The Retelling of the Spring Bank Resistance

It all started on a Saturday night in Fairfax County Virginia - February 29, 1840. Slave patrollers were circling making sure enslaved people were where they needed to be to make sure a slave rebellion wouldn't occur. Four Black boys around the age of 15 - Alfred, Spencer, Taylor, and Henry were accused of “conspiring and making rebellion and insurrection by lying in ambush” (Sprouse, 2004) and attacking slave patrollers Stephen B. Jones, Josh Ashford, and Francis P. Ashford. Earlier that night, slave patroller Stephen Jones was checking the papers of the enslaved people from William H. Foote’s property to make sure they were where they needed to be. During that moment, he claimed that Spencer approached him and whistled in his face. Jones told Spencer that “he would slap him in the face or punish him” (Sprouse, 2004) if he didn’t go away. As they passed by Cameron Run and approached a road towards Mount Vernon that’s when it was claimed that Spencer, Alfred, and the other boys jumped out behind bushes and attacked the patrols.

 

Alexandria Gazette Newspaper - March 5 1940

According to most accounts, the boys were brought into The Fairfax County Court on March 11 to hear their fate. The charges set against Henry and Taylor were removed because witnesses couldn't identify them but, Spencer and Alfred were sentenced to death by execution. They sat in jail until the day of their execution, April 3rd, for the crime they were accused of. While their two fates were connected, one of the boys would get another chance to live. Spencer still faced execution a month later than his intended execution date, May 7th. Alfred’s execution sentence got expunged by governor Thomas Gilmer. Instead of him being sent back to his enslaver, Dennis Johnston, he was bought by Rudolph Littlejohn, who was instructed by Virginia Law to take Alfred and other enslaved people outside of the United States (Forret, 2020).

 

Edith Moore Sprouse presents the above account in her article Outrage near Spring Bank: Slave Resistance in Fairfax County.” Published almost 20 years ago, Sprouse’s account fails to consider the incident from the perspective of the four enslaved boys. As a result, this project raises several questions about the accepted account of the event. Those questions include “How is the location of where “the outraged” took place important to the event?" How were the accused viewed as enslaved young men in Virginia?” and lastly “How is the surveilling of the four Black boys in the mid-nineteenth century more than 100 years ago still relevant today?” 

 

These questions frame this project and offer a critical retelling of slave resistance at Spring Bank that centers Black lives in Northern Virginia.
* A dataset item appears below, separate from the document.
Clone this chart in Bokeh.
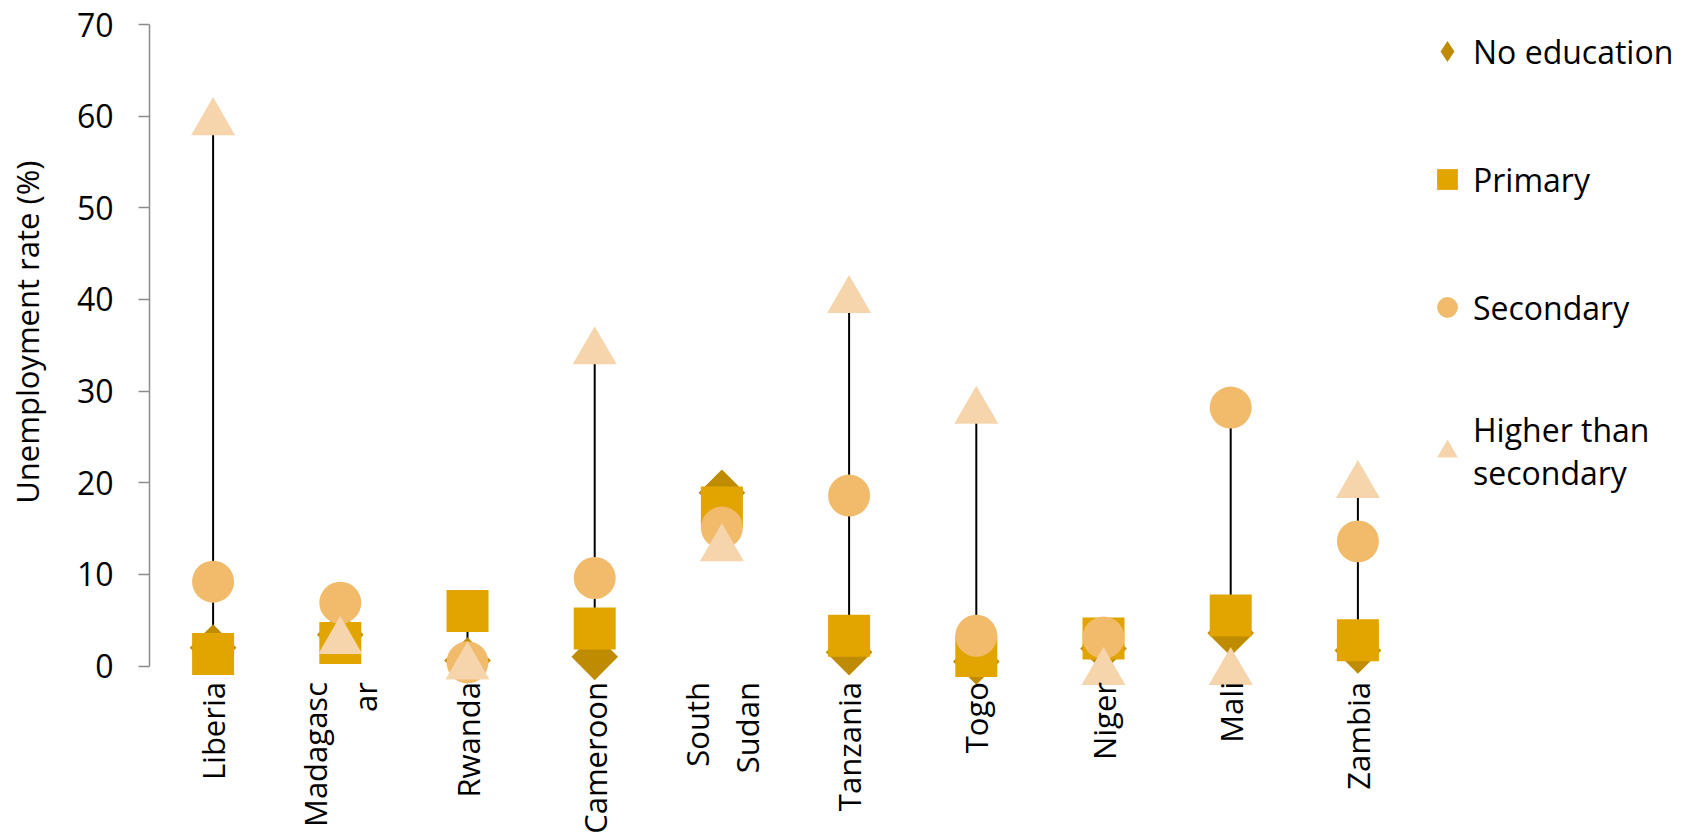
import numpy as np
from math import pi, sqrt
from bokeh.plotting import figure
from bokeh.models import (ColumnDataSource, Range1d, FactorRange, Legend, LegendItem,
                          FixedTicker, Title, LinearAxis)
from bokeh.transform import dodge
from bokeh.embed import file_html
from bokeh.resources import INLINE

# ---------------- data ----------------
countries = ["Liberia", "Madagasc\nar", "Rwanda", "Cameroon", "South\nSudan",
             "Tanzania", "Togo", "Niger", "Mali", "Zambia"]
no_education = [2.0, 3.4, 0.6, 1.0, 18.9, 1.5, 0.5, 1.9, 3.6, 1.7]
primary      = [1.3, 2.5, 6.0, 4.1, 17.3, 3.3, 1.1, 3.0, 5.5, 2.8]
secondary    = [9.2, 6.9, 0.4, 9.6, 15.1, 18.6, 3.3, 3.1, 28.2, 13.6]
higher       = [60.0, 3.4, 0.6, 35.0, 13.5, 40.6, 28.5, 0.0, 0.0, 20.4]
series_names = ["No education", "Primary", "Secondary", "Higher than\nsecondary"]
y_ticks = [0, 10, 20, 30, 40, 50, 60, 70]
y_title = "Unemployment rate (%)"

# ---------------- styles ----------------
FONT = "Open Sans"
FS = "32px"
FS_X = "31px"
C_NO, C_PRI, C_SEC, C_HI = "#BF8B00", "#E2A500", "#F1BB6B", "#F6D5AD"
LEFT_BORDER = 149
FRAME_W = 1272
Y_TOP = 70
PX_PER_UNIT = 641.5 / Y_TOP          # pixels per percentage point
TOP_BORDER = 24
FRAME_H = 835 - TOP_BORDER           # frame runs to the bottom so the x labels show
y_start = Y_TOP - FRAME_H / PX_PER_UNIT
TRI_SIZE = 44
# shift so the triangle's bounding box (not its centroid) is centred on the value
tri_shift = -(TRI_SIZE / 2 * sqrt(3)) / 6 / PX_PER_UNIT
TITLE_START = 17.7                   # value level where the y title text begins

src = ColumnDataSource(dict(
    country=countries, none=no_education, pri=primary, sec=secondary, hi=higher,
    lo=np.min([no_education, primary, secondary, higher], axis=0),
    top=np.max([no_education, primary, secondary, higher], axis=0),
))

p = figure(x_range=FactorRange(factors=countries), y_range=Range1d(y_start, Y_TOP),
           frame_width=FRAME_W, frame_height=FRAME_H,
           min_border_left=LEFT_BORDER, min_border_top=TOP_BORDER,
           min_border_bottom=0, min_border_right=0,
           output_backend="svg", toolbar_location=None)
p.background_fill_color = "white"
p.border_fill_color = "white"
p.outline_line_color = None
p.grid.visible = False

# high-low lines
p.segment(x0="country", y0="lo", x1="country", y1="top", source=src,
          line_color="black", line_width=2)

r_no = p.scatter(x="country", y="none", source=src, marker="square", angle=pi / 4,
                 size=33, fill_color=C_NO, line_color=None)
r_pri = p.scatter(x="country", y="pri", source=src, marker="square",
                  size=42, fill_color=C_PRI, line_color=None)
r_sec = p.scatter(x="country", y="sec", source=src, marker="circle",
                  size=42, fill_color=C_SEC, line_color=None)
r_hi = p.scatter(x="country", y=dodge("hi", tri_shift, range=p.y_range), source=src,
                 marker="triangle", size=TRI_SIZE, fill_color=C_HI, line_color=None)

# legend proxy for the diamond (legend glyphs are never rotated); its point is NaN, so it
# draws nothing in the plot
proxy_src = ColumnDataSource(dict(x=[countries[0]], y=[np.nan]))
leg_no = p.scatter(x="x", y="y", source=proxy_src, marker="diamond",
                   fill_color=C_NO, line_color=None)

legend = Legend(items=[
    LegendItem(label=series_names[0], renderers=[leg_no]),
    LegendItem(label=series_names[1], renderers=[r_pri]),
    LegendItem(label=series_names[2], renderers=[r_sec]),
    LegendItem(label=series_names[3], renderers=[r_hi]),
], location="top_left", orientation="vertical",
    glyph_width=52, glyph_height=54, label_standoff=0, spacing=74,
    padding=2, margin=0, border_line_color=None, background_fill_alpha=0,
    label_text_font=FONT, label_text_font_size=FS, label_text_color="black",
    label_text_line_height=1.3)
p.add_layout(legend, "right")

# y axis
ya = p.yaxis[0]
ya.bounds = (0, Y_TOP)
ya.ticker = FixedTicker(ticks=y_ticks)
ya.minor_tick_line_color = None
ya.axis_line_color = "#8C8C8C"
ya.axis_line_width = 1.5
ya.major_tick_line_color = "#8C8C8C"
ya.major_tick_line_width = 1.5
ya.major_tick_out = 11
ya.major_tick_in = 0
ya.major_label_standoff = 25
ya.major_label_text_font = FONT
ya.major_label_text_font_size = FS
ya.major_label_text_color = "black"

# blank spacer axis (one white tick, empty label): pushes the y title outward
# without moving the frame
spacer = LinearAxis(ticker=FixedTicker(ticks=[0]), axis_line_color=None,
                    major_tick_out=24, major_tick_in=0, minor_tick_out=0, minor_tick_in=0,
                    major_tick_line_color="white", minor_tick_line_color=None,
                    major_label_standoff=0, major_label_overrides={0: ""})
p.add_layout(spacer, "left")

# y title placed along the 0-70 span (offset measured from the frame bottom)
title_offset = FRAME_H - (Y_TOP - TITLE_START) * PX_PER_UNIT
p.add_layout(Title(text=y_title, align="left", offset=title_offset,
                   standoff=4, text_font=FONT, text_font_size="31px",
                   text_font_style="normal", text_color="black"), "left")

# x axis at y = 0, labels rotated
xa = p.xaxis[0]
xa.fixed_location = 0
xa.axis_line_color = None
xa.major_tick_line_color = None
xa.minor_tick_line_color = None
xa.major_tick_out = 0
xa.major_tick_in = 0
xa.major_label_standoff = 16
xa.major_label_orientation = pi / 2
xa.major_label_text_font = FONT
xa.major_label_text_font_size = FS_X
xa.major_label_text_color = "black"

open("out.html", "w").write(file_html(p, INLINE))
As Katherine McKittrick explained in The Authenticity of This Story Has Not Been Told, Black geography is the basis of understanding that “[geographical structures] can be entangled in captivity, liberty, and resistance” McKittrick, 2006). Moreover, given that Black history, as Katherine Mckittrick has argued, is “spatial history” it is necessary to understand the enslaved boys, the surveillance of their lives, and their resistance against white supremacy through the lens of Black geography. There are several geographical structures that will be pinpointed in this project, but the overarching one is the location of Spring Bank where the resistance took place. In The Black Shoals: Offshore Formations of Black and Native Studies, Tiffany King talks about how "the shoal functions as a site that introduces new formations, alternative grammar and vocabularies, and new analytical sites that reveal the ways that some aspects of Black and Indigenous life have always already been a site of co-constitution" (King 2019). My research project is a shoal as it will be analyzing the traditional narrative around the Spring Bank resistance and offering an alternative narrative about it.